§ Material:

▼

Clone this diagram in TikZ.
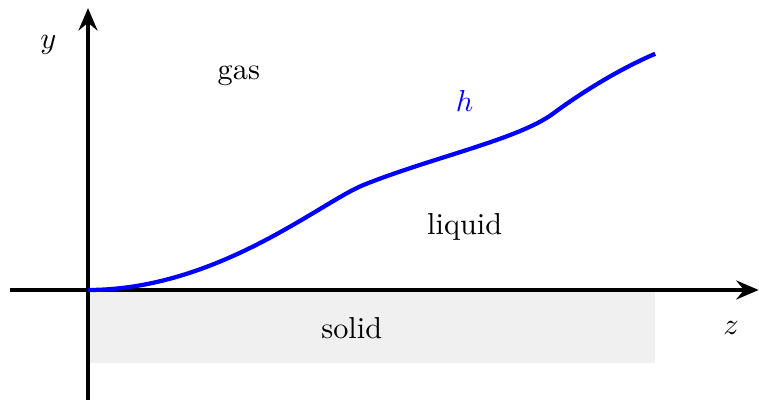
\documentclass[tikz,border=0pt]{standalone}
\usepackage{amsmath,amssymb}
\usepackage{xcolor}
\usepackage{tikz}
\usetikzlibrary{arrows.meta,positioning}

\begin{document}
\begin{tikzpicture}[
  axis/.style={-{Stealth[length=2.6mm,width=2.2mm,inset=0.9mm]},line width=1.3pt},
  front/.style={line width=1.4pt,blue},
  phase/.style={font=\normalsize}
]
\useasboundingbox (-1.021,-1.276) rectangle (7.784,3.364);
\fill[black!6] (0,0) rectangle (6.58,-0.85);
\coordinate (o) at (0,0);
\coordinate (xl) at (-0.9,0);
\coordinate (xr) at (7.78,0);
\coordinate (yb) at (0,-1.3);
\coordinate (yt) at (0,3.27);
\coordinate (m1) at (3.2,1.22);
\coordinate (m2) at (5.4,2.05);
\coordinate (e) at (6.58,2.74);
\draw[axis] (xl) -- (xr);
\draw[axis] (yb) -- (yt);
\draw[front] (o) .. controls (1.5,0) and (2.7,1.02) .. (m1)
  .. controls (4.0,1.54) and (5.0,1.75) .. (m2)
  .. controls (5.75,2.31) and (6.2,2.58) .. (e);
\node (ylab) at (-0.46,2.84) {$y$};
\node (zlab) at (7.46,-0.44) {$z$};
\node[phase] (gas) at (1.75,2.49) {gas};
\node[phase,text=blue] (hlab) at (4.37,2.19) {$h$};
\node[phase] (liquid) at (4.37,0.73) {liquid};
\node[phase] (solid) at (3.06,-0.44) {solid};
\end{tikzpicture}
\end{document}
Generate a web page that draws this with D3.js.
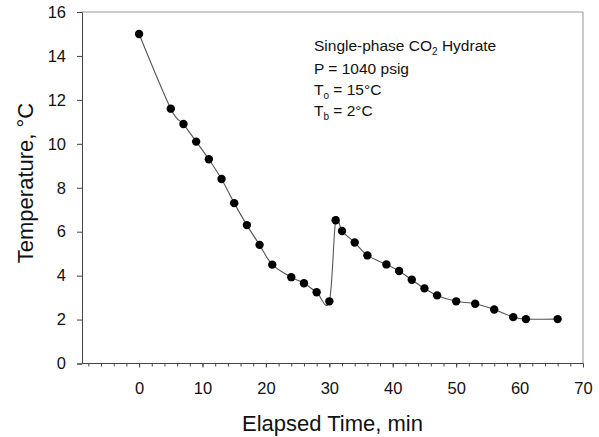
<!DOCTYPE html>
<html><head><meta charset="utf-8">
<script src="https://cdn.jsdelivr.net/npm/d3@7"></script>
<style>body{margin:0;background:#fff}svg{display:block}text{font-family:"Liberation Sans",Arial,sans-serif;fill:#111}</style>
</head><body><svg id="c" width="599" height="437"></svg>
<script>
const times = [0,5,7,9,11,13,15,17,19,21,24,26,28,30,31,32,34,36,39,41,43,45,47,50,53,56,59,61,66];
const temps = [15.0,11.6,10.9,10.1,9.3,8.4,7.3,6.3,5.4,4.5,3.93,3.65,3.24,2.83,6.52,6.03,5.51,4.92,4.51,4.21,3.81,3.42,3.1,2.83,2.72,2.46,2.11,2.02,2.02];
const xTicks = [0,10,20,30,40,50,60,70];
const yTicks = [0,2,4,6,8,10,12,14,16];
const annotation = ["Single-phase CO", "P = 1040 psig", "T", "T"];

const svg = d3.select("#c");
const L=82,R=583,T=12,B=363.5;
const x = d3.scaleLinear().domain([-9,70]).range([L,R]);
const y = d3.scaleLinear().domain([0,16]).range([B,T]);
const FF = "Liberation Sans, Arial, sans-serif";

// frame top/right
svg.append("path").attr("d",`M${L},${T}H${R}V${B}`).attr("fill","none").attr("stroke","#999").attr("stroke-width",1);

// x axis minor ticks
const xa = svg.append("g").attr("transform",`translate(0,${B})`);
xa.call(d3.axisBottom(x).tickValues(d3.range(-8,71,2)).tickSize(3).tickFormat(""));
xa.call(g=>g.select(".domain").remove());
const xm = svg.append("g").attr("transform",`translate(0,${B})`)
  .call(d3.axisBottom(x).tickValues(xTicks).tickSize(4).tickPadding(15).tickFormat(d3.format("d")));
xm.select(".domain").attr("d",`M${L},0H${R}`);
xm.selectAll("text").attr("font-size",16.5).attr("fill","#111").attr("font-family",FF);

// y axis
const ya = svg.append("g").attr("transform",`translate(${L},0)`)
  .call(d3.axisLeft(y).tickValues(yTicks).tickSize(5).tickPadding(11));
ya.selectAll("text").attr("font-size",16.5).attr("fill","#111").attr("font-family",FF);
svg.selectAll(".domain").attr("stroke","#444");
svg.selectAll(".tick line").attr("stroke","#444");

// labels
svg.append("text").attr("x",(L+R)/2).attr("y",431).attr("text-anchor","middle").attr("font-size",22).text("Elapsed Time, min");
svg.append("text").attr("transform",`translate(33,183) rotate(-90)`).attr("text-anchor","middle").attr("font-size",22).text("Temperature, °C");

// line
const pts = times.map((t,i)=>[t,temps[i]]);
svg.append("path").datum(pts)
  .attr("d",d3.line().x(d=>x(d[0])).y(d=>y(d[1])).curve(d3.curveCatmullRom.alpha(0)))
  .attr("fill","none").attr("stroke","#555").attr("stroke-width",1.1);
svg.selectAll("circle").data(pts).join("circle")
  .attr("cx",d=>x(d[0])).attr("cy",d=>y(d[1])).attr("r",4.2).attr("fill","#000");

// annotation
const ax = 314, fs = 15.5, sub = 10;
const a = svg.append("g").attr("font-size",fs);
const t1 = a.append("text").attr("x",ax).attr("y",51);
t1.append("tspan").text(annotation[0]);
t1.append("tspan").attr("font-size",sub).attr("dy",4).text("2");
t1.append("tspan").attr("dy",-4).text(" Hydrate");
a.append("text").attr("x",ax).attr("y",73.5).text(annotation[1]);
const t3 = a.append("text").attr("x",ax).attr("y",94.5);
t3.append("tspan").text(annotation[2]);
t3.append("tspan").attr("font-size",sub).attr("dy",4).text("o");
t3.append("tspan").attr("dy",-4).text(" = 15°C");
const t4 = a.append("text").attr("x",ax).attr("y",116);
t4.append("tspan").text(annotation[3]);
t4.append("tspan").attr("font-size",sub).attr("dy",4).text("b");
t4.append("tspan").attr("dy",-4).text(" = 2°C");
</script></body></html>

▲

§ Instructions for the task:
Make an exact copy of the records above, with the pictures left out.

§ Full output:
Clone this diagram in TikZ.
\documentclass[tikz,border=0pt]{standalone}
\usepackage{amsmath,amssymb}
\usepackage{xcolor}
\usepackage{tikz}
\usetikzlibrary{arrows.meta,positioning}

\begin{document}
\begin{tikzpicture}[
  axis/.style={-{Stealth[length=2.6mm,width=2.2mm,inset=0.9mm]},line width=1.3pt},
  front/.style={line width=1.4pt,blue},
  phase/.style={font=\normalsize}
]
\useasboundingbox (-1.021,-1.276) rectangle (7.784,3.364);
\fill[black!6] (0,0) rectangle (6.58,-0.85);
\coordinate (o) at (0,0);
\coordinate (xl) at (-0.9,0);
\coordinate (xr) at (7.78,0);
\coordinate (yb) at (0,-1.3);
\coordinate (yt) at (0,3.27);
\coordinate (m1) at (3.2,1.22);
\coordinate (m2) at (5.4,2.05);
\coordinate (e) at (6.58,2.74);
\draw[axis] (xl) -- (xr);
\draw[axis] (yb) -- (yt);
\draw[front] (o) .. controls (1.5,0) and (2.7,1.02) .. (m1)
  .. controls (4.0,1.54) and (5.0,1.75) .. (m2)
  .. controls (5.75,2.31) and (6.2,2.58) .. (e);
\node (ylab) at (-0.46,2.84) {$y$};
\node (zlab) at (7.46,-0.44) {$z$};
\node[phase] (gas) at (1.75,2.49) {gas};
\node[phase,text=blue] (hlab) at (4.37,2.19) {$h$};
\node[phase] (liquid) at (4.37,0.73) {liquid};
\node[phase] (solid) at (3.06,-0.44) {solid};
\end{tikzpicture}
\end{document}
Generate a web page that draws this with D3.js.
<!DOCTYPE html>
<html><head><meta charset="utf-8">
<script src="https://cdn.jsdelivr.net/npm/d3@7"></script>
<style>body{margin:0;background:#fff}svg{display:block}text{font-family:"Liberation Sans",Arial,sans-serif;fill:#111}</style>
</head><body><svg id="c" width="599" height="437"></svg>
<script>
const times = [0,5,7,9,11,13,15,17,19,21,24,26,28,30,31,32,34,36,39,41,43,45,47,50,53,56,59,61,66];
const temps = [15.0,11.6,10.9,10.1,9.3,8.4,7.3,6.3,5.4,4.5,3.93,3.65,3.24,2.83,6.52,6.03,5.51,4.92,4.51,4.21,3.81,3.42,3.1,2.83,2.72,2.46,2.11,2.02,2.02];
const xTicks = [0,10,20,30,40,50,60,70];
const yTicks = [0,2,4,6,8,10,12,14,16];
const annotation = ["Single-phase CO", "P = 1040 psig", "T", "T"];

const svg = d3.select("#c");
const L=82,R=583,T=12,B=363.5;
const x = d3.scaleLinear().domain([-9,70]).range([L,R]);
const y = d3.scaleLinear().domain([0,16]).range([B,T]);
const FF = "Liberation Sans, Arial, sans-serif";

// frame top/right
svg.append("path").attr("d",`M${L},${T}H${R}V${B}`).attr("fill","none").attr("stroke","#999").attr("stroke-width",1);

// x axis minor ticks
const xa = svg.append("g").attr("transform",`translate(0,${B})`);
xa.call(d3.axisBottom(x).tickValues(d3.range(-8,71,2)).tickSize(3).tickFormat(""));
xa.call(g=>g.select(".domain").remove());
const xm = svg.append("g").attr("transform",`translate(0,${B})`)
  .call(d3.axisBottom(x).tickValues(xTicks).tickSize(4).tickPadding(15).tickFormat(d3.format("d")));
xm.select(".domain").attr("d",`M${L},0H${R}`);
xm.selectAll("text").attr("font-size",16.5).attr("fill","#111").attr("font-family",FF);

// y axis
const ya = svg.append("g").attr("transform",`translate(${L},0)`)
  .call(d3.axisLeft(y).tickValues(yTicks).tickSize(5).tickPadding(11));
ya.selectAll("text").attr("font-size",16.5).attr("fill","#111").attr("font-family",FF);
svg.selectAll(".domain").attr("stroke","#444");
svg.selectAll(".tick line").attr("stroke","#444");

// labels
svg.append("text").attr("x",(L+R)/2).attr("y",431).attr("text-anchor","middle").attr("font-size",22).text("Elapsed Time, min");
svg.append("text").attr("transform",`translate(33,183) rotate(-90)`).attr("text-anchor","middle").attr("font-size",22).text("Temperature, °C");

// line
const pts = times.map((t,i)=>[t,temps[i]]);
svg.append("path").datum(pts)
  .attr("d",d3.line().x(d=>x(d[0])).y(d=>y(d[1])).curve(d3.curveCatmullRom.alpha(0)))
  .attr("fill","none").attr("stroke","#555").attr("stroke-width",1.1);
svg.selectAll("circle").data(pts).join("circle")
  .attr("cx",d=>x(d[0])).attr("cy",d=>y(d[1])).attr("r",4.2).attr("fill","#000");

// annotation
const ax = 314, fs = 15.5, sub = 10;
const a = svg.append("g").attr("font-size",fs);
const t1 = a.append("text").attr("x",ax).attr("y",51);
t1.append("tspan").text(annotation[0]);
t1.append("tspan").attr("font-size",sub).attr("dy",4).text("2");
t1.append("tspan").attr("dy",-4).text(" Hydrate");
a.append("text").attr("x",ax).attr("y",73.5).text(annotation[1]);
const t3 = a.append("text").attr("x",ax).attr("y",94.5);
t3.append("tspan").text(annotation[2]);
t3.append("tspan").attr("font-size",sub).attr("dy",4).text("o");
t3.append("tspan").attr("dy",-4).text(" = 15°C");
const t4 = a.append("text").attr("x",ax).attr("y",116);
t4.append("tspan").text(annotation[3]);
t4.append("tspan").attr("font-size",sub).attr("dy",4).text("b");
t4.append("tspan").attr("dy",-4).text(" = 2°C");
</script></body></html>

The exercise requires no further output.